=== Material provided ===

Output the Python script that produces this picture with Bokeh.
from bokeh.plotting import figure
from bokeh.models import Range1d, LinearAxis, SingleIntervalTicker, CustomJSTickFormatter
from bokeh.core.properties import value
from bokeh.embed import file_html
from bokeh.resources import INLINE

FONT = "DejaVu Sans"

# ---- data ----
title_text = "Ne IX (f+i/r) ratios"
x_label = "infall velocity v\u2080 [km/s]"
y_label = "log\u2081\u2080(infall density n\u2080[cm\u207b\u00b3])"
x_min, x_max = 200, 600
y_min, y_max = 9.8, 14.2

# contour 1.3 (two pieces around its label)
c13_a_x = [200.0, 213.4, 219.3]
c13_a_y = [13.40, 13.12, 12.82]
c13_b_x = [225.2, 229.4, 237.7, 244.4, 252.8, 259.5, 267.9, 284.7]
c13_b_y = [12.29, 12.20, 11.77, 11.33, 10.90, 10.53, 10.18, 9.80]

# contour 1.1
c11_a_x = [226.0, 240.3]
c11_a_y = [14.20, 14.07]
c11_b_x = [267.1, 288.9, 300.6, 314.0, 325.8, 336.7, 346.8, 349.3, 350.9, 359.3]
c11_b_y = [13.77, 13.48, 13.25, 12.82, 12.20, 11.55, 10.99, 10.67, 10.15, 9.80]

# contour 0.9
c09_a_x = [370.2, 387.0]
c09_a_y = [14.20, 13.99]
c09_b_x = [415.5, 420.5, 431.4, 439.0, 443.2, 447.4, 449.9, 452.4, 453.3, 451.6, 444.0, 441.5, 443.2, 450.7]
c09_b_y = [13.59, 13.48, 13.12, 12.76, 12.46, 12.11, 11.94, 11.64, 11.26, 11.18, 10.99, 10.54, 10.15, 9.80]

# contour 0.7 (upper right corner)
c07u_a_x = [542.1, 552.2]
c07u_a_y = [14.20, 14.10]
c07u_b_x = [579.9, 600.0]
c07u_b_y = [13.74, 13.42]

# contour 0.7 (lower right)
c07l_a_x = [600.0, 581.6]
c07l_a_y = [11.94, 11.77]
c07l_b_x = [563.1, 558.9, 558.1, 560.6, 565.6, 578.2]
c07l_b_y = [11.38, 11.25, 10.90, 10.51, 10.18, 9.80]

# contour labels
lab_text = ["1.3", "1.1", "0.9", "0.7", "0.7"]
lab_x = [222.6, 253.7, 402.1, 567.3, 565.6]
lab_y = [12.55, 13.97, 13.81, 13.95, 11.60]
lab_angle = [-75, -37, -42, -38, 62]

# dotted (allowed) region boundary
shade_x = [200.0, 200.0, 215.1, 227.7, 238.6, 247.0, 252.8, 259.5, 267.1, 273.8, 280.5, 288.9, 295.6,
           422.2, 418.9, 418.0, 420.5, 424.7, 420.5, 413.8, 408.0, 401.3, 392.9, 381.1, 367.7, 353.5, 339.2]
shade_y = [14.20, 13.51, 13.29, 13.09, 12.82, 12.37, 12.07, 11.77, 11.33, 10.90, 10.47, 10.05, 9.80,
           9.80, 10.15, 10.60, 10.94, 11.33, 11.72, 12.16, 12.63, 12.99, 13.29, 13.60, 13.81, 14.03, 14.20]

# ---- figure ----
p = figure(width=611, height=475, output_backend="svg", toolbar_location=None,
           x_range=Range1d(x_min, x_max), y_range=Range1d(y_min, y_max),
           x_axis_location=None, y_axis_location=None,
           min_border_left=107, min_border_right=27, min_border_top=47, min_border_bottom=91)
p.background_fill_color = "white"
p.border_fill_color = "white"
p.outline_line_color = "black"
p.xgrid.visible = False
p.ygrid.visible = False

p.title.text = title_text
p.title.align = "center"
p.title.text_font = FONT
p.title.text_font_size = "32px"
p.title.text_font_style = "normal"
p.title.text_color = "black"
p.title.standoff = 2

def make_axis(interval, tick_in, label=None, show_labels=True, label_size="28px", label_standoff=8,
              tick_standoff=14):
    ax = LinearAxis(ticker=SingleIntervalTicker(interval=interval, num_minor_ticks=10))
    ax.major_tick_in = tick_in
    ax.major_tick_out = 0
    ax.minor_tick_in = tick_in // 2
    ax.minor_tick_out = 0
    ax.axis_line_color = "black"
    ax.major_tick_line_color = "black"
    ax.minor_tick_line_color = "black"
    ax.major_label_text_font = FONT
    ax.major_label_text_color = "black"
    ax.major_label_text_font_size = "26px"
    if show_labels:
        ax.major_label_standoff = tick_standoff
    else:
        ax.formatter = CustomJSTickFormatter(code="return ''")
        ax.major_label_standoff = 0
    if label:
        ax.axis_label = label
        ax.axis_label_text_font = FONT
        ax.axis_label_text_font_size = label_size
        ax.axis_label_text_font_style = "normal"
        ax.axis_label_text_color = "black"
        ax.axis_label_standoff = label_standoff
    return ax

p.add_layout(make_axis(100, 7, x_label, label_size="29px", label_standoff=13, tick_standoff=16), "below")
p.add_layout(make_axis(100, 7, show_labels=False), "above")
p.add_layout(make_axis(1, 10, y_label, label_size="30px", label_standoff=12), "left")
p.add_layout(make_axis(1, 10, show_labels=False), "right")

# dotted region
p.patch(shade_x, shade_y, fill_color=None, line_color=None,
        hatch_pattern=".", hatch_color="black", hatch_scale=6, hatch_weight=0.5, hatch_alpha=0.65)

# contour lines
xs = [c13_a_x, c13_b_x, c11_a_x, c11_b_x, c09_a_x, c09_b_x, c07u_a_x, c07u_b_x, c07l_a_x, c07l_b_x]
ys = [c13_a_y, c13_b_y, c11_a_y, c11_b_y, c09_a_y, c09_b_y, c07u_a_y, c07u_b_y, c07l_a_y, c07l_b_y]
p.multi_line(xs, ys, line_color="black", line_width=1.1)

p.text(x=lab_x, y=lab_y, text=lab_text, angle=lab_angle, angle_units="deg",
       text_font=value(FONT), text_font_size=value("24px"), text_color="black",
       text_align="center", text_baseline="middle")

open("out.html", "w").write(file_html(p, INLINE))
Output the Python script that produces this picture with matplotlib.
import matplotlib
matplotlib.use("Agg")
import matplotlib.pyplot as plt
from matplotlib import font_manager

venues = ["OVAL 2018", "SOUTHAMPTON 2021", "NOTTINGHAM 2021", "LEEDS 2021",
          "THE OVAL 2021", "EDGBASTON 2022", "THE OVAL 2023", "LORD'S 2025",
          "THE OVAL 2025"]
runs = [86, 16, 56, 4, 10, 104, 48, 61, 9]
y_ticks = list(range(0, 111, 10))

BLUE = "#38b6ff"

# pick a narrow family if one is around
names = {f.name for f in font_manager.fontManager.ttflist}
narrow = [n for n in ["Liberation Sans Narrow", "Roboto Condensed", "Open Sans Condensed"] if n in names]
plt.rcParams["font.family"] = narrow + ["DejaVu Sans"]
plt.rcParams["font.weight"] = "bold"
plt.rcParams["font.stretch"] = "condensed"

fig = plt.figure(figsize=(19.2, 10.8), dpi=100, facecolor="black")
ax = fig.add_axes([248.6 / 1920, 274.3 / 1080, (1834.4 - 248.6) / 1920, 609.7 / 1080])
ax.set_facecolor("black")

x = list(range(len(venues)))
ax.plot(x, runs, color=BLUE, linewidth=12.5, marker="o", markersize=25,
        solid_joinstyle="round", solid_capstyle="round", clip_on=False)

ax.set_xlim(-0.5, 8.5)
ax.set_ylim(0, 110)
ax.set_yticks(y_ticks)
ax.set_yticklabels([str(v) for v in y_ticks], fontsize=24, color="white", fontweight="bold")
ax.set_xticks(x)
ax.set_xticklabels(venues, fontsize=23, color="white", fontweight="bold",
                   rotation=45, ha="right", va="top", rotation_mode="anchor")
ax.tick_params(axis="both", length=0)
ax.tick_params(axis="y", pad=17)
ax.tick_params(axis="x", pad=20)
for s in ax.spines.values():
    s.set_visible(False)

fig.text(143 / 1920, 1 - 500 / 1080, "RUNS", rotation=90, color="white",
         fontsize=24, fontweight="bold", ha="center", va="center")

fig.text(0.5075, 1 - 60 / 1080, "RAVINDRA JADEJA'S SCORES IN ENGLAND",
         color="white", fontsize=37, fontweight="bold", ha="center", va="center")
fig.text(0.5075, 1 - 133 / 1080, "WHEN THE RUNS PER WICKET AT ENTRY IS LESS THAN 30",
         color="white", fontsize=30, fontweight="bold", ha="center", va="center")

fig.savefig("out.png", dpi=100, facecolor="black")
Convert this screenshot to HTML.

===

Given problem. The lines from the first of the entries through the line holding "10.53, 10.18, 9.80]" are to be restated word for word, and no others.

Expected answer.
Output the Python script that produces this picture with Bokeh.
from bokeh.plotting import figure
from bokeh.models import Range1d, LinearAxis, SingleIntervalTicker, CustomJSTickFormatter
from bokeh.core.properties import value
from bokeh.embed import file_html
from bokeh.resources import INLINE

FONT = "DejaVu Sans"

# ---- data ----
title_text = "Ne IX (f+i/r) ratios"
x_label = "infall velocity v\u2080 [km/s]"
y_label = "log\u2081\u2080(infall density n\u2080[cm\u207b\u00b3])"
x_min, x_max = 200, 600
y_min, y_max = 9.8, 14.2

# contour 1.3 (two pieces around its label)
c13_a_x = [200.0, 213.4, 219.3]
c13_a_y = [13.40, 13.12, 12.82]
c13_b_x = [225.2, 229.4, 237.7, 244.4, 252.8, 259.5, 267.9, 284.7]
c13_b_y = [12.29, 12.20, 11.77, 11.33, 10.90, 10.53, 10.18, 9.80]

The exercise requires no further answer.